▸ Information shown:

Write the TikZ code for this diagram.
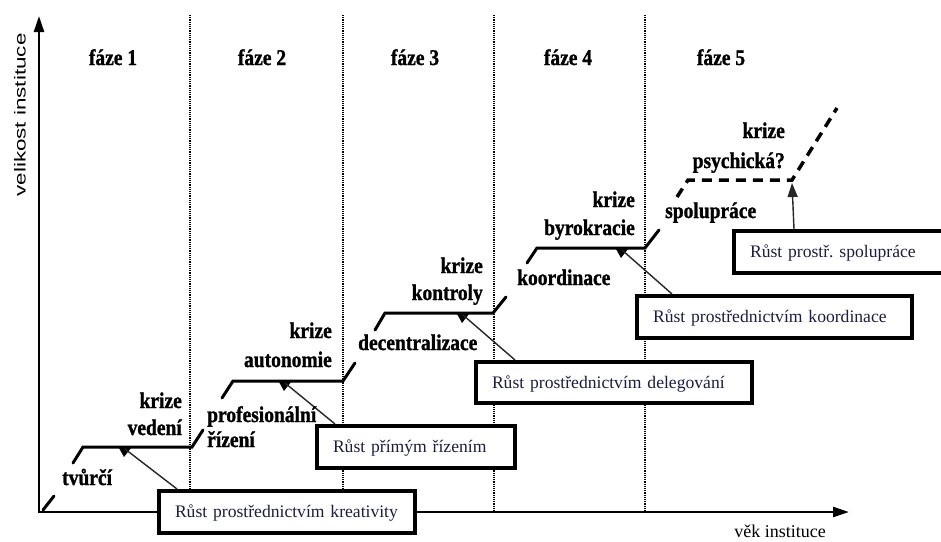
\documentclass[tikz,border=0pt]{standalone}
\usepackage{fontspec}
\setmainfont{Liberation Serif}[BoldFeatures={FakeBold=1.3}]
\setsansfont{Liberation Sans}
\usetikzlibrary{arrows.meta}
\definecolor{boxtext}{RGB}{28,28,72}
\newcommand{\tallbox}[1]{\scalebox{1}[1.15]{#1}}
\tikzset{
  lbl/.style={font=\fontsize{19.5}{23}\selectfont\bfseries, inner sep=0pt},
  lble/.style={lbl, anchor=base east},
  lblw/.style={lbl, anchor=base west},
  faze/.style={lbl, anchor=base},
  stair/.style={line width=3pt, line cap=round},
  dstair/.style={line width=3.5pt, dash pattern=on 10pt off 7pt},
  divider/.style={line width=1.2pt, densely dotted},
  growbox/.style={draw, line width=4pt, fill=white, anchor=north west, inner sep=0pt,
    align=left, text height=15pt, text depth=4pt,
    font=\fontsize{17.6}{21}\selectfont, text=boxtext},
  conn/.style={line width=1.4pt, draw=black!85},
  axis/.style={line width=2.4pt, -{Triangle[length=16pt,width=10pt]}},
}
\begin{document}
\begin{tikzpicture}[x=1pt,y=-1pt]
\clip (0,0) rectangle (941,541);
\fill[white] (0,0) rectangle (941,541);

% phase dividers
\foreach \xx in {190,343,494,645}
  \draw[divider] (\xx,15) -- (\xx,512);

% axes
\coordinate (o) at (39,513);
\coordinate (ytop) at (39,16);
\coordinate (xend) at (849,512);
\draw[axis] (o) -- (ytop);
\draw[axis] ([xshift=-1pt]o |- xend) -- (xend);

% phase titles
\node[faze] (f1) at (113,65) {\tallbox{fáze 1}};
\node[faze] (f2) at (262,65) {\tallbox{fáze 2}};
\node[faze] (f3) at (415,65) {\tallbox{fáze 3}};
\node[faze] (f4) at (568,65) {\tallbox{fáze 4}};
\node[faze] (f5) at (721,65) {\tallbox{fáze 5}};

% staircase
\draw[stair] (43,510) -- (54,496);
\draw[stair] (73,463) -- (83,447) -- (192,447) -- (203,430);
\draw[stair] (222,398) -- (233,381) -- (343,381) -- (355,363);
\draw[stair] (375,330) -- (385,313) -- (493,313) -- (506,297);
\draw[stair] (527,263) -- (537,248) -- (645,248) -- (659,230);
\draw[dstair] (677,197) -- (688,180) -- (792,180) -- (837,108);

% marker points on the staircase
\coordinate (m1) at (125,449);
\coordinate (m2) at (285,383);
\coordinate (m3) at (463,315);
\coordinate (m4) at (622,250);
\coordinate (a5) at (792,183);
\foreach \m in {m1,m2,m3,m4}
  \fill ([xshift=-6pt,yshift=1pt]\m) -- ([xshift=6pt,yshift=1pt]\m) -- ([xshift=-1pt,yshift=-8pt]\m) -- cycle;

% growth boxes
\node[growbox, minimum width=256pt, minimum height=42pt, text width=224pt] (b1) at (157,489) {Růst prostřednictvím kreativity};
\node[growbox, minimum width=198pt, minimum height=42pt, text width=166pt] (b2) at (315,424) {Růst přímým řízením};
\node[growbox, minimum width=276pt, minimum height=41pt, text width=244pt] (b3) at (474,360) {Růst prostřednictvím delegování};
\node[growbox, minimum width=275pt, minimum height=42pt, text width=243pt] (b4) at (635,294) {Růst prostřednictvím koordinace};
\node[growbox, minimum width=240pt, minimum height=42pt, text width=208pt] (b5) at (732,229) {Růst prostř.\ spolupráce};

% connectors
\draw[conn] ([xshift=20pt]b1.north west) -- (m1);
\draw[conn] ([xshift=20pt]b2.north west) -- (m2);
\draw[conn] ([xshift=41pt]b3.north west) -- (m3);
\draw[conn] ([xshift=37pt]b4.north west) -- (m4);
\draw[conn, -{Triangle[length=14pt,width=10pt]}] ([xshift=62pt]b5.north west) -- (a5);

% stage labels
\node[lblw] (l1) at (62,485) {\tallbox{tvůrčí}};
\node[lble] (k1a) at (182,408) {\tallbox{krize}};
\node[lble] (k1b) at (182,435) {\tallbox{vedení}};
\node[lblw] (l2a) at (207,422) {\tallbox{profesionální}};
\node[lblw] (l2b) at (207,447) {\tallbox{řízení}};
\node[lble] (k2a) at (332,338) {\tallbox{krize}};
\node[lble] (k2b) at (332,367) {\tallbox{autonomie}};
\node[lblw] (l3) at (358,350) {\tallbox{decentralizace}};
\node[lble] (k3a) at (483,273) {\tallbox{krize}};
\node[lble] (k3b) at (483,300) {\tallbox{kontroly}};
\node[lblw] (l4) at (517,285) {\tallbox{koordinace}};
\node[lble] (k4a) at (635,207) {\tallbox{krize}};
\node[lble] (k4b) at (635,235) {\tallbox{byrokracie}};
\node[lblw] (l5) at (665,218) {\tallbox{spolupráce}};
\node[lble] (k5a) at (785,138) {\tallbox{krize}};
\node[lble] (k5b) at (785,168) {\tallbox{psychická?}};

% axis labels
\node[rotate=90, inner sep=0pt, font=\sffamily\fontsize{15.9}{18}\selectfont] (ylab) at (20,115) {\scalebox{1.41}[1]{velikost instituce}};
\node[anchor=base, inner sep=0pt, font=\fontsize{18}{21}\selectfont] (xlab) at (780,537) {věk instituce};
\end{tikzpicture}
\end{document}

▸ Exercise: Every line from the start of the listing above through the line with "(f5) at (721,65)" should be repeated exactly; skip the pictures and add nothing else.

▸ Output below:
Write the TikZ code for this diagram.
\documentclass[tikz,border=0pt]{standalone}
\usepackage{fontspec}
\setmainfont{Liberation Serif}[BoldFeatures={FakeBold=1.3}]
\setsansfont{Liberation Sans}
\usetikzlibrary{arrows.meta}
\definecolor{boxtext}{RGB}{28,28,72}
\newcommand{\tallbox}[1]{\scalebox{1}[1.15]{#1}}
\tikzset{
  lbl/.style={font=\fontsize{19.5}{23}\selectfont\bfseries, inner sep=0pt},
  lble/.style={lbl, anchor=base east},
  lblw/.style={lbl, anchor=base west},
  faze/.style={lbl, anchor=base},
  stair/.style={line width=3pt, line cap=round},
  dstair/.style={line width=3.5pt, dash pattern=on 10pt off 7pt},
  divider/.style={line width=1.2pt, densely dotted},
  growbox/.style={draw, line width=4pt, fill=white, anchor=north west, inner sep=0pt,
    align=left, text height=15pt, text depth=4pt,
    font=\fontsize{17.6}{21}\selectfont, text=boxtext},
  conn/.style={line width=1.4pt, draw=black!85},
  axis/.style={line width=2.4pt, -{Triangle[length=16pt,width=10pt]}},
}
\begin{document}
\begin{tikzpicture}[x=1pt,y=-1pt]
\clip (0,0) rectangle (941,541);
\fill[white] (0,0) rectangle (941,541);

% phase dividers
\foreach \xx in {190,343,494,645}
  \draw[divider] (\xx,15) -- (\xx,512);

% axes
\coordinate (o) at (39,513);
\coordinate (ytop) at (39,16);
\coordinate (xend) at (849,512);
\draw[axis] (o) -- (ytop);
\draw[axis] ([xshift=-1pt]o |- xend) -- (xend);

% phase titles
\node[faze] (f1) at (113,65) {\tallbox{fáze 1}};
\node[faze] (f2) at (262,65) {\tallbox{fáze 2}};
\node[faze] (f3) at (415,65) {\tallbox{fáze 3}};
\node[faze] (f4) at (568,65) {\tallbox{fáze 4}};
\node[faze] (f5) at (721,65) {\tallbox{fáze 5}};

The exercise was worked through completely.